▸ **Exercise directions**
Return each line of the data below verbatim; pictures are to be left out.

▸ **Collected data**
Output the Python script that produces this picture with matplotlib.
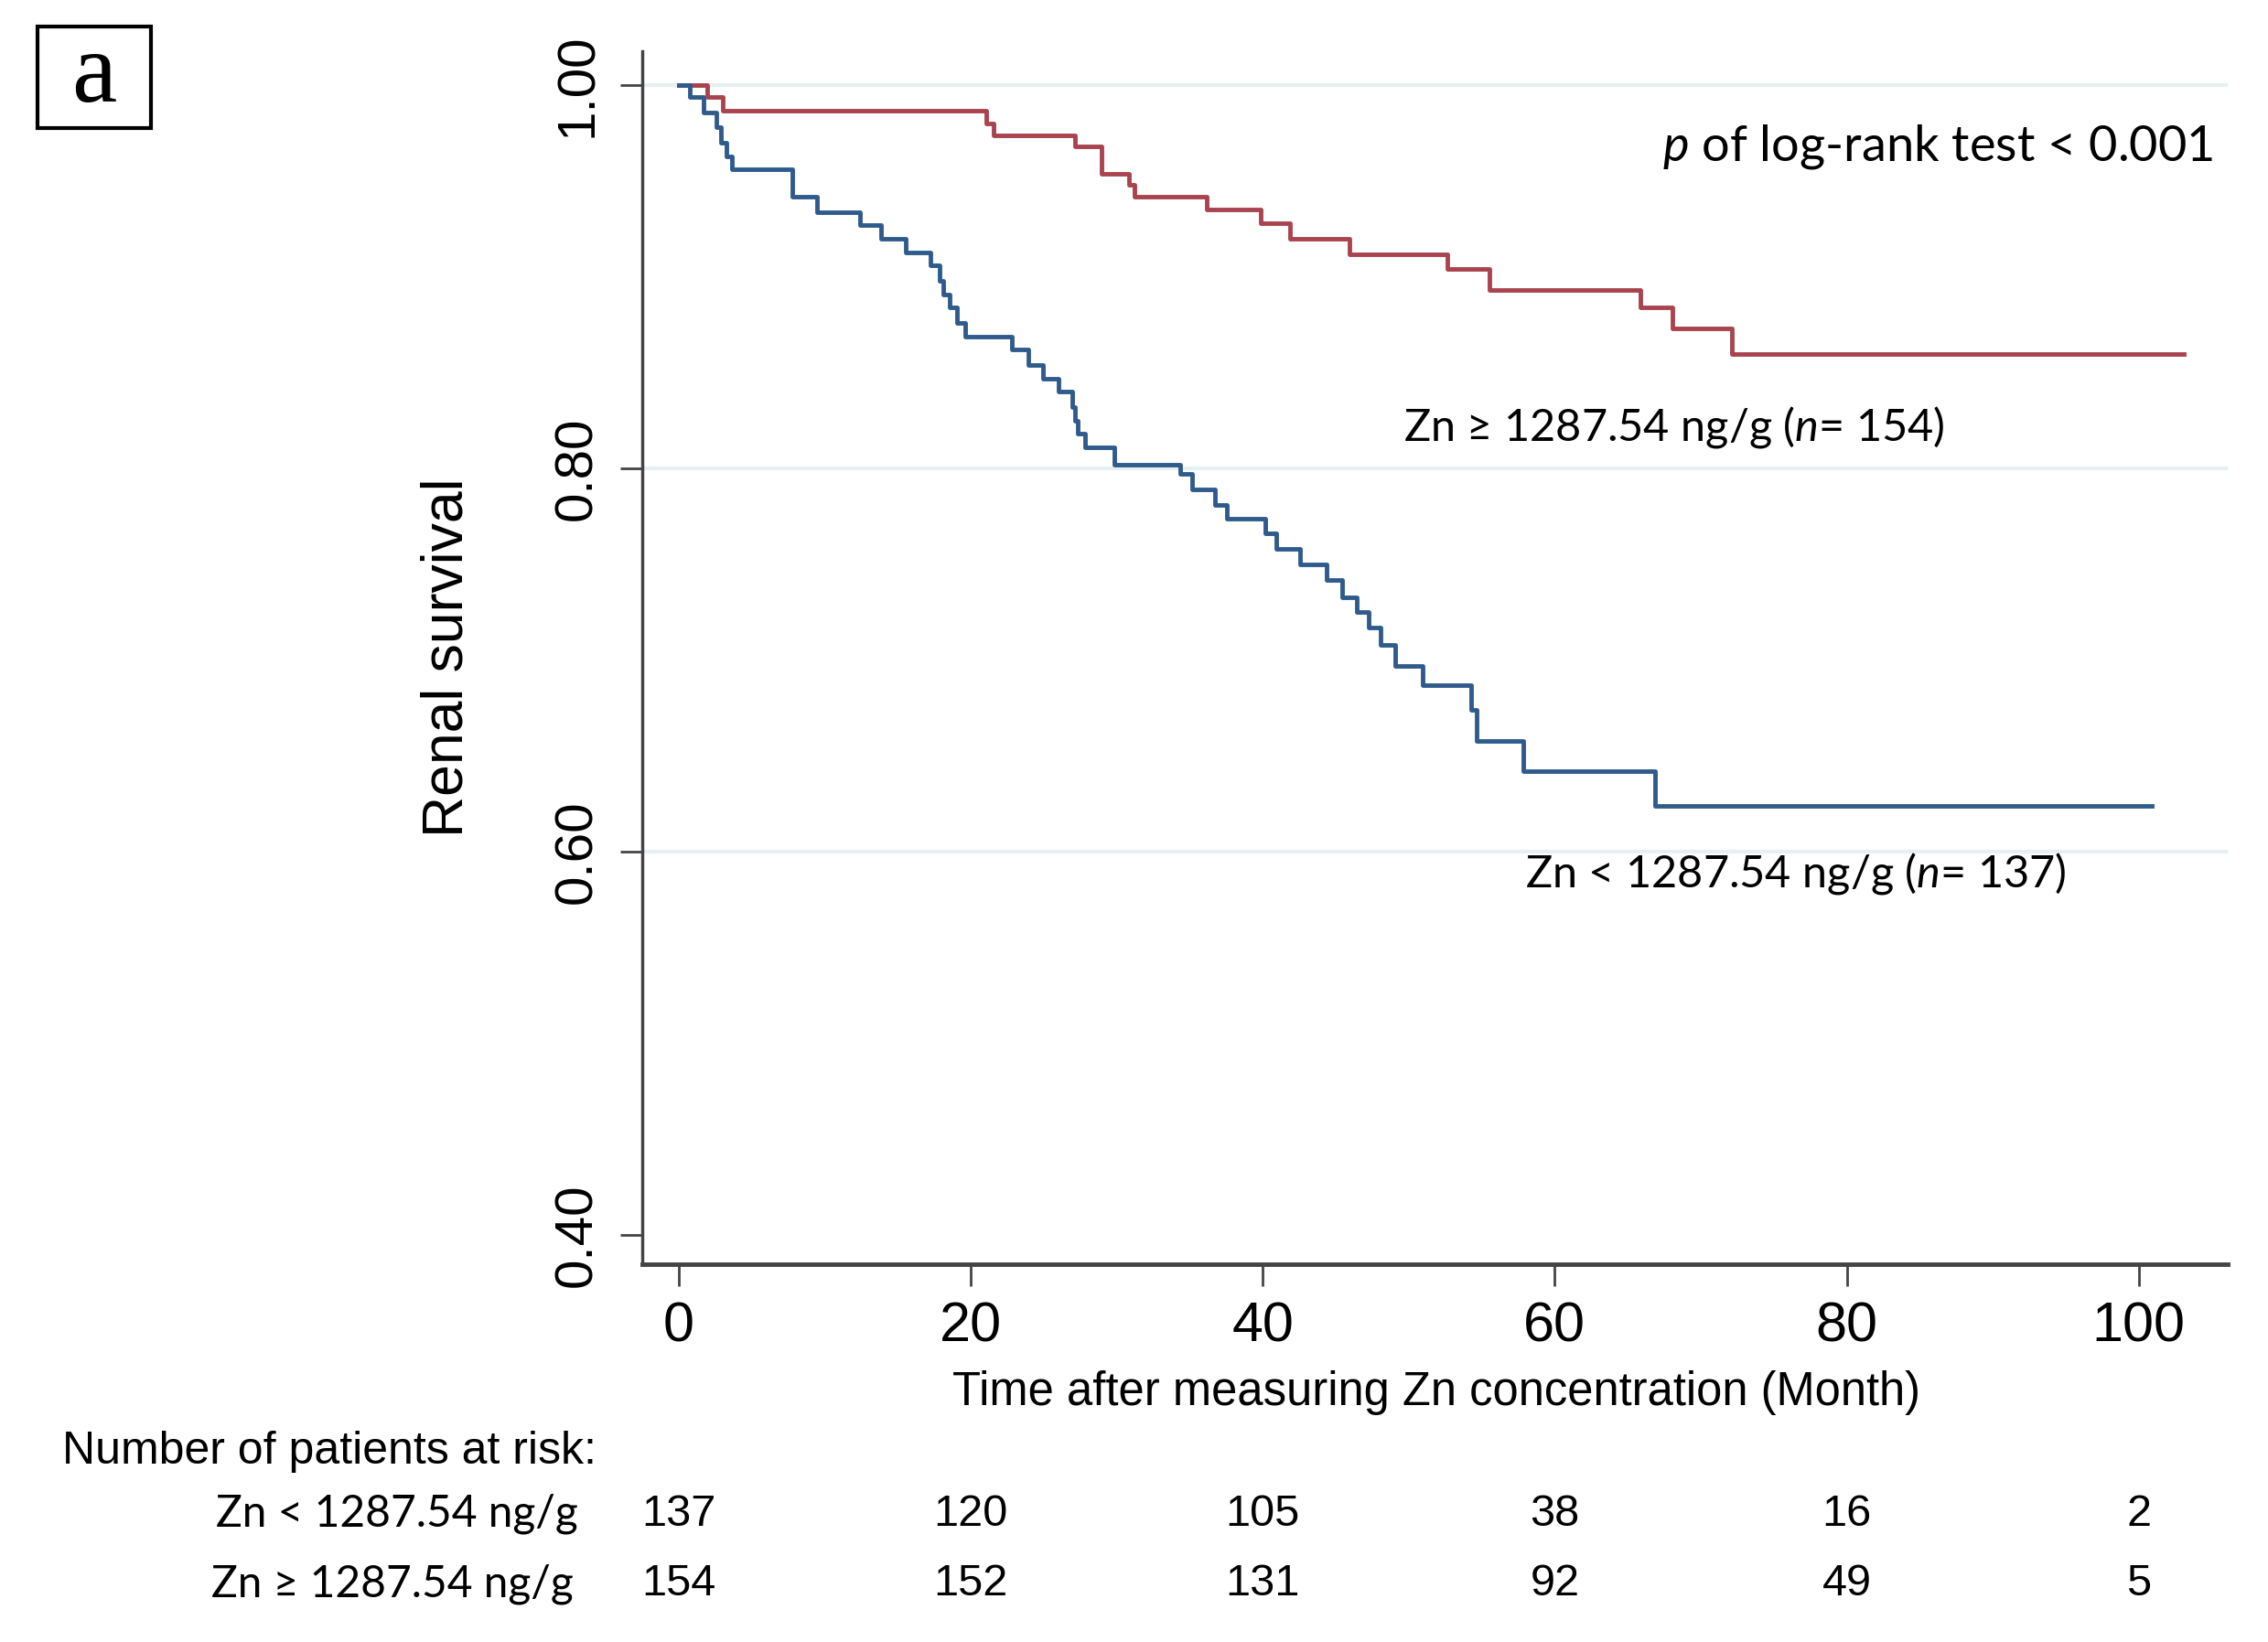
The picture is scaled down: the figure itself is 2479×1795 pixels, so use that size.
import numpy as np
import matplotlib
matplotlib.use('Agg')
import matplotlib.pyplot as plt
from matplotlib.patches import Rectangle
import matplotlib.transforms as mtransforms

# Kaplan-Meier steps (time in months, survival after the step)
low_t = [0, 0.8, 1.7, 2.6, 2.9, 3.3, 3.65, 7.8, 9.45, 12.45, 13.85, 15.55, 17.25, 17.85,
         18.15, 18.55, 19.05, 19.65, 22.85, 23.95, 24.95, 26.05, 26.95, 27.15, 27.35, 27.85,
         29.85, 34.35, 35.15, 36.75, 37.55, 40.15, 40.95, 42.55, 44.35, 45.45, 46.45, 47.25,
         48.05, 49.05, 50.95, 54.25, 54.65, 57.85, 66.85, 100.9]
low_s = [1.0, 0.994, 0.986, 0.978, 0.970, 0.963, 0.956, 0.942, 0.934, 0.927, 0.920, 0.913,
         0.906, 0.898, 0.891, 0.884, 0.876, 0.869, 0.862, 0.854, 0.847, 0.840, 0.832, 0.825,
         0.818, 0.811, 0.802, 0.797, 0.789, 0.781, 0.774, 0.766, 0.758, 0.750, 0.742, 0.733,
         0.725, 0.717, 0.708, 0.697, 0.687, 0.674, 0.658, 0.642, 0.624, 0.624]

high_t = [0, 1.95, 3.05, 21.05, 21.55, 27.15, 28.95, 30.85, 31.25, 36.15, 39.85, 41.85,
          45.95, 52.65, 55.55, 65.85, 68.05, 72.15, 103.1]
high_s = [1.0, 0.994, 0.987, 0.980, 0.974, 0.968, 0.954, 0.948, 0.942, 0.935, 0.928, 0.920,
          0.912, 0.904, 0.893, 0.884, 0.873, 0.860, 0.860]

risk_times = [0, 20, 40, 60, 80, 100]
risk_low = [137, 120, 105, 38, 16, 2]
risk_high = [154, 152, 131, 92, 49, 5]

x_ticks = [0, 20, 40, 60, 80, 100]
y_ticks = [0.40, 0.60, 0.80, 1.00]

label_low = 'Zn < 1287.54 ng/g'
label_high = 'Zn \u2265 1287.54 ng/g'

plt.rcParams['font.family'] = ['Liberation Sans', 'DejaVu Sans']
plt.rcParams['mathtext.fontset'] = 'custom'
plt.rcParams['mathtext.it'] = 'Lato:italic'
plt.rcParams['mathtext.rm'] = 'Lato'

blue = '#2f5b8c'
red = '#a8434f'
grid_c = '#e6f0f2'
axis_c = '#444444'
calib = ['Lato', 'DejaVu Sans']

fig = plt.figure(figsize=(24.79, 17.95), dpi=100)
ax = fig.add_axes([0.2831, 0.230, 0.6992, 0.739])

for y in [0.6, 0.8, 1.0]:
    ax.axhline(y, color=grid_c, lw=3, zorder=0)

ax.step(high_t, high_s, where='post', color=red, lw=3.5, zorder=3)
ax.step(low_t, low_s, where='post', color=blue, lw=3.5, zorder=3)

ax.set_xlim(-2.5, 106.1)
ax.set_ylim(0.3846, 1.018)
ax.set_xticks(x_ticks)
ax.set_yticks(y_ticks)
ax.set_yticklabels(['%.2f' % v for v in y_ticks], rotation=90, va='center')
ax.tick_params(axis='x', length=17, width=2, color=axis_c, labelsize=44, pad=12)
ax.tick_params(axis='y', length=17, width=2, color=axis_c, labelsize=42, pad=14)
for s in ['top', 'right']:
    ax.spines[s].set_visible(False)
ax.spines['left'].set_color(axis_c)
ax.spines['left'].set_linewidth(2.5)
ax.spines['bottom'].set_color(axis_c)
ax.spines['bottom'].set_linewidth(3.5)

ax.set_ylabel('Renal survival', fontsize=45, labelpad=62)

ax.text(105.1, 0.968, r'$\it{p}$ of log-rank test < 0.001', ha='right', va='center',
        fontsize=39, family=calib)
ax.text(68.2, 0.8217, label_high + r' ($\it{n}$= 154)', ha='center', va='center',
        fontsize=35, family=calib)
ax.text(76.5, 0.5888, label_low + r' ($\it{n}$= 137)', ha='center', va='center',
        fontsize=35, family=calib)

fig.text(0.6335, 0.152, 'Time after measuring Zn concentration (Month)', ha='center',
         va='center', fontsize=36.5)

# number at risk table
fig.text(0.0275, 0.1159, 'Number of patients at risk:', ha='left', va='center', fontsize=36)
fig.text(0.255, 0.0779, label_low, ha='right', va='center', fontsize=34.5, family=calib)
fig.text(0.253, 0.0355, label_high, ha='right', va='center', fontsize=34.5, family=calib)
trans = mtransforms.blended_transform_factory(ax.transData, fig.transFigure)
for t, a, b in zip(risk_times, risk_low, risk_high):
    ax.text(t, 0.0779, str(a), transform=trans, ha='center', va='center', fontsize=35)
    ax.text(t, 0.0355, str(b), transform=trans, ha='center', va='center', fontsize=35)

# panel letter in a box
fig.patches.append(Rectangle((0.0165, 0.922), 0.050, 0.062, transform=fig.transFigure,
                             fill=False, lw=3, edgecolor='black'))
fig.text(0.0415, 0.953, 'a', ha='center', va='center', fontsize=80, family='Liberation Serif')

fig.savefig('out.png', dpi=100)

▸ **Exercise answer**
Output the Python script that produces this picture with matplotlib.
The picture is scaled down: the figure itself is 2479×1795 pixels, so use that size.
import numpy as np
import matplotlib
matplotlib.use('Agg')
import matplotlib.pyplot as plt
from matplotlib.patches import Rectangle
import matplotlib.transforms as mtransforms

# Kaplan-Meier steps (time in months, survival after the step)
low_t = [0, 0.8, 1.7, 2.6, 2.9, 3.3, 3.65, 7.8, 9.45, 12.45, 13.85, 15.55, 17.25, 17.85,
         18.15, 18.55, 19.05, 19.65, 22.85, 23.95, 24.95, 26.05, 26.95, 27.15, 27.35, 27.85,
         29.85, 34.35, 35.15, 36.75, 37.55, 40.15, 40.95, 42.55, 44.35, 45.45, 46.45, 47.25,
         48.05, 49.05, 50.95, 54.25, 54.65, 57.85, 66.85, 100.9]
low_s = [1.0, 0.994, 0.986, 0.978, 0.970, 0.963, 0.956, 0.942, 0.934, 0.927, 0.920, 0.913,
         0.906, 0.898, 0.891, 0.884, 0.876, 0.869, 0.862, 0.854, 0.847, 0.840, 0.832, 0.825,
         0.818, 0.811, 0.802, 0.797, 0.789, 0.781, 0.774, 0.766, 0.758, 0.750, 0.742, 0.733,
         0.725, 0.717, 0.708, 0.697, 0.687, 0.674, 0.658, 0.642, 0.624, 0.624]

high_t = [0, 1.95, 3.05, 21.05, 21.55, 27.15, 28.95, 30.85, 31.25, 36.15, 39.85, 41.85,
          45.95, 52.65, 55.55, 65.85, 68.05, 72.15, 103.1]
high_s = [1.0, 0.994, 0.987, 0.980, 0.974, 0.968, 0.954, 0.948, 0.942, 0.935, 0.928, 0.920,
          0.912, 0.904, 0.893, 0.884, 0.873, 0.860, 0.860]

risk_times = [0, 20, 40, 60, 80, 100]
risk_low = [137, 120, 105, 38, 16, 2]
risk_high = [154, 152, 131, 92, 49, 5]

x_ticks = [0, 20, 40, 60, 80, 100]
y_ticks = [0.40, 0.60, 0.80, 1.00]

label_low = 'Zn < 1287.54 ng/g'
label_high = 'Zn \u2265 1287.54 ng/g'

plt.rcParams['font.family'] = ['Liberation Sans', 'DejaVu Sans']
plt.rcParams['mathtext.fontset'] = 'custom'
plt.rcParams['mathtext.it'] = 'Lato:italic'
plt.rcParams['mathtext.rm'] = 'Lato'

blue = '#2f5b8c'
red = '#a8434f'
grid_c = '#e6f0f2'
axis_c = '#444444'
calib = ['Lato', 'DejaVu Sans']

fig = plt.figure(figsize=(24.79, 17.95), dpi=100)
ax = fig.add_axes([0.2831, 0.230, 0.6992, 0.739])

for y in [0.6, 0.8, 1.0]:
    ax.axhline(y, color=grid_c, lw=3, zorder=0)

ax.step(high_t, high_s, where='post', color=red, lw=3.5, zorder=3)
ax.step(low_t, low_s, where='post', color=blue, lw=3.5, zorder=3)

ax.set_xlim(-2.5, 106.1)
ax.set_ylim(0.3846, 1.018)
ax.set_xticks(x_ticks)
ax.set_yticks(y_ticks)
ax.set_yticklabels(['%.2f' % v for v in y_ticks], rotation=90, va='center')
ax.tick_params(axis='x', length=17, width=2, color=axis_c, labelsize=44, pad=12)
ax.tick_params(axis='y', length=17, width=2, color=axis_c, labelsize=42, pad=14)
for s in ['top', 'right']:
    ax.spines[s].set_visible(False)
ax.spines['left'].set_color(axis_c)
ax.spines['left'].set_linewidth(2.5)
ax.spines['bottom'].set_color(axis_c)
ax.spines['bottom'].set_linewidth(3.5)

ax.set_ylabel('Renal survival', fontsize=45, labelpad=62)

ax.text(105.1, 0.968, r'$\it{p}$ of log-rank test < 0.001', ha='right', va='center',
        fontsize=39, family=calib)
ax.text(68.2, 0.8217, label_high + r' ($\it{n}$= 154)', ha='center', va='center',
        fontsize=35, family=calib)
ax.text(76.5, 0.5888, label_low + r' ($\it{n}$= 137)', ha='center', va='center',
        fontsize=35, family=calib)

fig.text(0.6335, 0.152, 'Time after measuring Zn concentration (Month)', ha='center',
         va='center', fontsize=36.5)

# number at risk table
fig.text(0.0275, 0.1159, 'Number of patients at risk:', ha='left', va='center', fontsize=36)
fig.text(0.255, 0.0779, label_low, ha='right', va='center', fontsize=34.5, family=calib)
fig.text(0.253, 0.0355, label_high, ha='right', va='center', fontsize=34.5, family=calib)
trans = mtransforms.blended_transform_factory(ax.transData, fig.transFigure)
for t, a, b in zip(risk_times, risk_low, risk_high):
    ax.text(t, 0.0779, str(a), transform=trans, ha='center', va='center', fontsize=35)
    ax.text(t, 0.0355, str(b), transform=trans, ha='center', va='center', fontsize=35)

# panel letter in a box
fig.patches.append(Rectangle((0.0165, 0.922), 0.050, 0.062, transform=fig.transFigure,
                             fill=False, lw=3, edgecolor='black'))
fig.text(0.0415, 0.953, 'a', ha='center', va='center', fontsize=80, family='Liberation Serif')

fig.savefig('out.png', dpi=100)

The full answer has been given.